Et finalement le pilot rempli parfaitement son rôle, celui de nous présenter les trois personnages et leur situation pour que l’on puisse ensuite comprendre pleinement leur progression. L’écriture des trois filles est soignée de même que les personnes interagissant avec, ce qui renforce leur crédibilité. En 27 minutes, Lena Dunham a réussit à nous présenter des personnages et un univers parfaitement crédible et cohérent là où d’autres peinent à le faire sur plusieurs épisodes.
Le tout est renforcé par deux points importants : des dialogues percutants et une réalisation en phase avec son sujet. Cette dernière n’est d’ailleurs pas sans rappeler celle qu’affectionnent les films du circuit indépendant, laissant une image terne, froide et peu chaleureuse, appuyant la solitude des personnages principaux dans ce monde qui ne demande qu’à les happer.

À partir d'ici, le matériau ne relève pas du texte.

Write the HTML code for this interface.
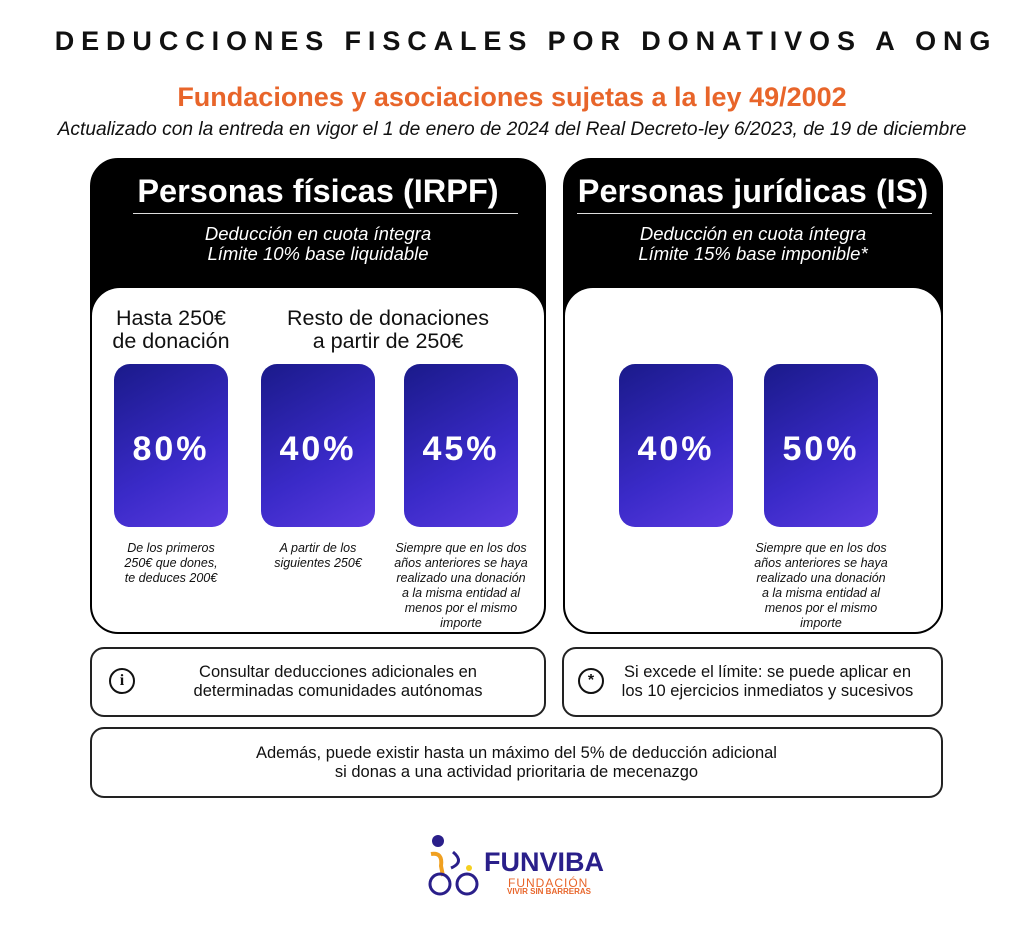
<!DOCTYPE html>
<html><head><meta charset="utf-8"><style>
body{margin:0;width:1024px;height:930px;background:#fff;font-family:"Liberation Sans",sans-serif;position:relative;overflow:hidden;color:#111}
.a{position:absolute}
.c{text-align:center}
.card{position:absolute;background:#000;border:2px solid #000;border-radius:28px;box-sizing:border-box}
.inner{position:absolute;background:#fff;border-radius:28px 28px 26px 26px}
.h{color:#fff;font-size:32.5px;font-weight:bold;text-align:center}
.sub{color:#fff;font-style:italic;font-size:18.5px;line-height:20px;text-align:center}
.p{position:absolute;width:114px;height:163px;border-radius:16px;background:linear-gradient(150deg,#1a1a8a,#3a2ac8 60%,#5a3ae0);color:#fff;font-weight:bold;font-size:34px;letter-spacing:3px;display:flex;align-items:center;justify-content:center;padding-top:8px;box-sizing:border-box}
.n{position:absolute;font-style:italic;font-size:12.5px;line-height:15px;text-align:center}
.box{position:absolute;border:2px solid #222;border-radius:14px;box-sizing:border-box;font-size:16.5px;line-height:19px;text-align:center;display:flex;align-items:center;justify-content:center}
.ic{position:absolute;width:22px;height:22px;border:2px solid #111;border-radius:50%;font-weight:bold;font-size:16px;line-height:22px;text-align:center;font-family:"Liberation Serif",serif}
</style></head><body>
<div class="a c" style="left:14px;width:1024px;top:26px;font-size:27px;font-weight:bold;letter-spacing:6.9px">DEDUCCIONES FISCALES POR DONATIVOS A ONG</div>
<div class="a c" style="left:0;width:1024px;top:82px;font-size:27px;font-weight:bold;color:#e8652a">Fundaciones y asociaciones sujetas a la ley 49/2002</div>
<div class="a c" style="left:0;width:1024px;top:119px;font-size:19.2px;font-style:italic">Actualizado con la entreda en vigor el 1 de enero de 2024 del Real Decreto-ley 6/2023, de 19 de diciembre</div>

<div class="card" style="left:90px;top:158px;width:456px;height:476px"></div>
<div class="a h" style="left:90px;width:456px;top:173px">Personas físicas (IRPF)</div>
<div class="a" style="left:133px;width:385px;top:213px;height:1px;background:#ddd"></div>
<div class="a sub" style="left:90px;width:456px;top:224px">Deducción en cuota íntegra<br>Límite 10% base liquidable</div>
<div class="inner" style="left:92px;top:288px;width:452px;height:344px"></div>
<div class="a c" style="left:100px;width:142px;top:307px;font-size:21.5px;line-height:23px">Hasta 250€<br>de donación</div>
<div class="a c" style="left:258px;width:260px;top:307px;font-size:21.5px;line-height:23px">Resto de donaciones<br>a partir de 250€</div>
<div class="p" style="left:114px;top:364px">80%</div>
<div class="p" style="left:261px;top:364px">40%</div>
<div class="p" style="left:404px;top:364px">45%</div>
<div class="n" style="left:106px;width:130px;top:541px">De los primeros<br>250€ que dones,<br>te deduces 200€</div>
<div class="n" style="left:250px;width:136px;top:541px">A partir de los<br>siguientes 250€</div>
<div class="n" style="left:380px;width:162px;top:541px">Siempre que en los dos<br>años anteriores se haya<br>realizado una donación<br>a la misma entidad al<br>menos por el mismo<br>importe</div>

<div class="card" style="left:563px;top:158px;width:380px;height:476px"></div>
<div class="a h" style="left:563px;width:380px;top:173px">Personas jurídicas (IS)</div>
<div class="a" style="left:577px;width:355px;top:213px;height:1px;background:#ddd"></div>
<div class="a sub" style="left:563px;width:380px;top:224px">Deducción en cuota íntegra<br>Límite 15% base imponible*</div>
<div class="inner" style="left:565px;top:288px;width:376px;height:344px"></div>
<div class="p" style="left:619px;top:364px">40%</div>
<div class="p" style="left:764px;top:364px">50%</div>
<div class="n" style="left:740px;width:162px;top:541px">Siempre que en los dos<br>años anteriores se haya<br>realizado una donación<br>a la misma entidad al<br>menos por el mismo<br>importe</div>

<div class="box" style="left:90px;top:647px;width:456px;height:70px"><span style="margin-left:40px">Consultar deducciones adicionales en<br>determinadas comunidades autónomas</span></div>
<div class="ic" style="left:109px;top:668px">i</div>
<div class="box" style="left:562px;top:647px;width:381px;height:70px"><span style="margin-left:30px">Si excede el límite: se puede aplicar en<br>los 10 ejercicios inmediatos y sucesivos</span></div>
<div class="ic" style="left:578px;top:668px;font-family:'Liberation Sans'">*</div>
<div class="box" style="left:90px;top:727px;width:853px;height:71px">Además, puede existir hasta un máximo del 5% de deducción adicional<br>si donas a una actividad prioritaria de mecenazgo</div>

<svg class="a" style="left:425px;top:832px" width="70" height="66">
<circle cx="13" cy="9" r="6" fill="#2a1f8a"/>
<path d="M6 22 Q18 20 16 34 L18 44" stroke="#f0a020" stroke-width="4" fill="none"/>
<path d="M28 20 Q40 30 26 36" stroke="#2a1f8a" stroke-width="3" fill="none"/>
<circle cx="15" cy="52" r="10" stroke="#2a1f8a" stroke-width="3" fill="none"/>
<circle cx="42" cy="52" r="10" stroke="#2a1f8a" stroke-width="3" fill="none"/>
<circle cx="44" cy="36" r="3" fill="#f5d020"/>
</svg>
<div class="a" style="left:484px;top:847px;font-size:27px;font-weight:bold;color:#2a1f8a">FUNVIBA</div>
<div class="a" style="left:508px;top:876px;font-size:12px;color:#e8652a;letter-spacing:1px">FUNDACIÓN</div>
<div class="a" style="left:507px;top:887px;font-size:8px;font-weight:bold;color:#e8652a">VIVIR SIN BARRERAS</div>
</body></html>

D’un point de vue purement technique, l’épisode est donc une réussite. Le contexte, les personnages, les enjeux, tout est présenté de manière simple, continue, sans temps morts et sans précipitation non plus. La forme est soignée et contribue grandement à la qualité du pilot.
Un spectateur parfois paumé
Mais comme beaucoup de séries signées HBO, celle-ci est ciblée sur un public particulier dont je ne fais malheureusement pas partie. Bien qu’intéressant, je ne me suis jamais vraiment identifié aux personnages, leurs problèmes et leurs péripéties me passant un peu au-dessus. À aucun moment je n’ai vraiment accroché à l’histoire et aux personnages tant et si bien qu’à la fin, j’avais l’impression d’être complètement en décalé, d’avoir manqué quelque chose.
Une série qui risque donc de parler à certains tandis que les autres resteront comme moi sur le carreau. Face à ce genre de série, il est difficile de se prononcer : où l’on adhère complètement, où l’on reste sur la touche mais on reste rarement sur une opinion mitigée. Quant à la conseiller ou non, je dirais que le plus simple reste de regarder le pilot : 27 minutes, ce n’est pas long et même si l’on n’adhère pas forcément, c’est toujours mieux que certaines inepties des grands networks.